The researchers said hackers are exploiting a flaw tracked as CVE-2023-48022, disclosed by a cluster of researchers in November. According to them, the vulnerability is missing authentication for a critical function – in this case, an application programming interface. “In the default configuration, Ray does not enforce authentication,” said attack surface management firm BishopFox in November. “Attackers may freely submit jobs, delete existing jobs, retrieve sensitive information, and exploit the other vulnerabilities described in this advisory.”
Anyscale in November responded by saying Ray is designed to facilitate remote code execution, calling it the “core value proposition” of the framework.
Rather than being concerned about the lack of API authentication, Ray users should follow best practices to enforce isolation and security outside of a Ray cluster. “Ray expects to run in a safe network environment and to act upon trusted code,” the developer said.
Anyscale disputed the vulnerability – leading Olgio to characterize CVE-2023-48022 as a shadow vulnerability, “a CVE that doesn’t show up in static scans but can still lead to breaches and significant losses.”
In a Wednesday update, Anyscale released a client-side script and server-side code to check for unwanted internet exposure and again called the campaign the result of “potentially misconfigured Ray open-source clusters.”
Here’s a breakdown of how the vulnerability is exploited:
- Access to the Jobs API: Ray’s Jobs API lacks proper authorization mechanisms.

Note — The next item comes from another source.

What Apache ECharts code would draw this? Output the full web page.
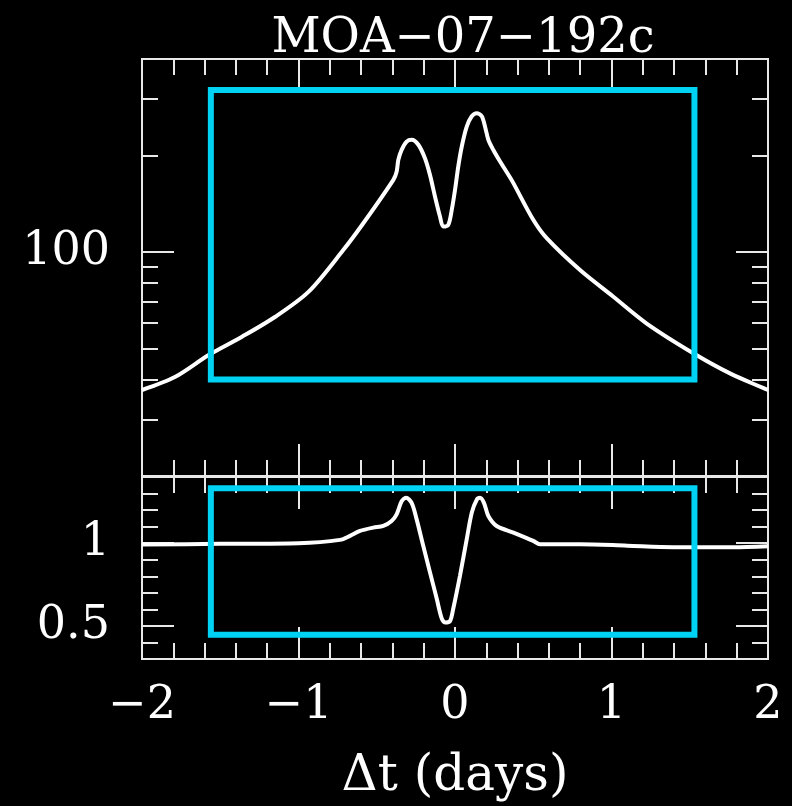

Attackers exploit this by gaining access to the dashboard network, typically through HTTP port 8265.
- Invocation of arbitrary jobs: Once they gain access, attackers can invoke arbitrary jobs on the remote host without needing proper authentication. This means they can execute any code or commands they desire within the Ray environment.
- Remote code execution: By leveraging the lack of authorization in the Jobs API, attackers can achieve remote code execution. This allows them to execute commands and code remotely on compromised servers, essentially gaining full control over the system.
- Exploitation via default configuration: The default configuration of Ray’s dashboard binds to all network interfaces – 0.0.0.0 – and may have port forwarding enabled, potentially exposing the dashboard to the internet by default. This increases the attack surface, making it easier for attackers to find and exploit vulnerable instances.
- Persistent access and data leakage: Attackers can maintain persistent access to compromised servers, allowing them to extract sensitive data, modify databases, steal credentials and access other resources within the AI infrastructure. This can lead to significant data breaches and financial losses for affected organizations.